Given that analysts had been expecting a modest 5% sequential decline in revenue to $2.8bn, the severity of the problems facing the Murray Hill, New Jersey-based company are far worse than expected and are bound to produce another batch of huge job losses.

A workforce that stood at 106,000 in 2001 will be down to 45,000 by the end of this year and is likely to fall to around 30,000 in 2003 if it is to get costs matching the shrivelled level of revenue.

Lucent said that it was developing plans to cut its quarterly break-even level of revenue to $2.5bn to $3bn, though it is still engaged in a previous cost-cutting exercise to bring the figure down to $3.5bn.

With these additional restructuring actions, Lucent still targets a return to break-even by the end of the 2003 financial year. In the meantime, it continues bleeding cash and forecasts a fourth-quarter loss of $0.45 a share as a result of the revenue decline and a "significant customer financing default".

Despite the savage revenue decline, Lucent said it still expects to meet the covenants on its undrawn $1.5bn credit facility.

The news pushed its shares down another 11.5% to $1.46, valuing the company at just $5bn, and while the scale of the telecoms slump has hit all suppliers, Lucent is suffering worst than most.

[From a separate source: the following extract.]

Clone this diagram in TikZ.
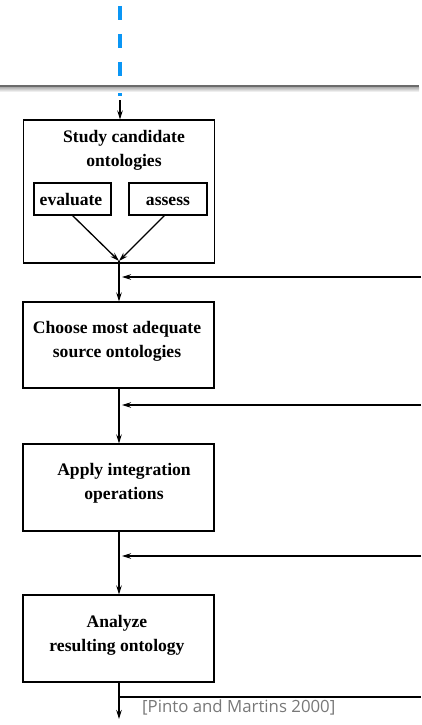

Certainly the company has shown a degree of optimism which could not be justified given the financial state of its customers. When it reported its first-quarter figures in January, CFO Frank D'Amelio said: "We continue to believe that revenues in the first fiscal quarter of 2002 represented the low point for Lucent sales in the current market downturn.

Revenue in the first quarter was $3.5bn, 48% higher than the best the company now expects in the fourth quarter.